Это была маленькая комнатеночка чуть менее десяти метров. Скорее девять. Еще уголок был отнят голландской печью, которая топилась из нашей комнаты, но ею обогревалась и наша комната, и хозяйская. Холодно было всегда. Ширина комнаты – это была как раз длина кровати. Там стояла такая большая железная кровать с металлическими шарами еще. За ней оставался узкий-узкий проходик, где были вбиты в стену гвоздики: на них мы вешали наши с папой пальто. На ночь с папиной кровати снимали один матрас и клали его на пол, там я и спала. Так что папа, чтобы слезть с кровати, должен был непременно наступить на мою постель. Стол был один. Маленький такой столик, из которого, конечно, папа сразу сделал себе письменный стол. А как же нам есть, на чем? А ели мы так: ставили «на попа» чемодан, на него клали большой атлас «Азиатская часть России», купленный нами уже в Томске. Это и был наш стол: не только обеденный, но и мой вечерний, письменный. Вот и все наше убранство.
Я вела хозяйство, каждый день ходила в магазин или на рынок; в основном все опять покупали на толкучке. Папа, конечно, бегал больше по книжным магазинам, стосковавшись по ним в тюрьме и в Енисейске. Иногда мы вместе ходили. В Москве в это время, наоборот, какие-то книги продавались, отчего он ужасно страдал. У папы был очень хороший подбор пушкинианы: почти все первые издания. Это, кажется, пошло в первую очередь на продажу, как ни жалко ему было. Осталась только посмертная маска Пушкина, которая всегда висела у него в кабинете, она и теперь у меня. Но что поделать – надо было как-то существовать, пока наладится жизнь и в Москве, и в Томске. Папа писал друзьям: «Единственное, в чем я не вижу просвета: материальное положение семьи».

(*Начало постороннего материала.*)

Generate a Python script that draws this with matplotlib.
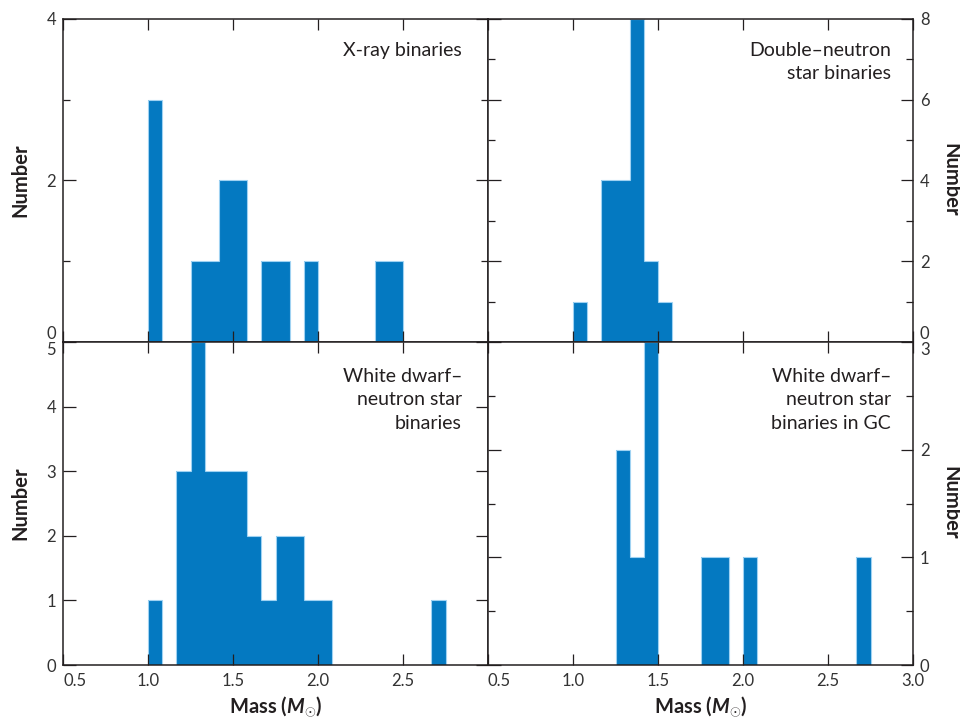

У него много переводов оставалось в Москве незавершенными. И основная работа по Шекспиру, и другие. Ну, потом, ввиду его ареста, все договоры кончились, все кончилось, пришлось кое-что продать из его бесценной библиотеки. Брат Сережа и я (когда вернулась) составляли списки книг, отправляли их папе, он указывал, что именно продать и как. И в общем, жили на это и в Сибири, и в Москве.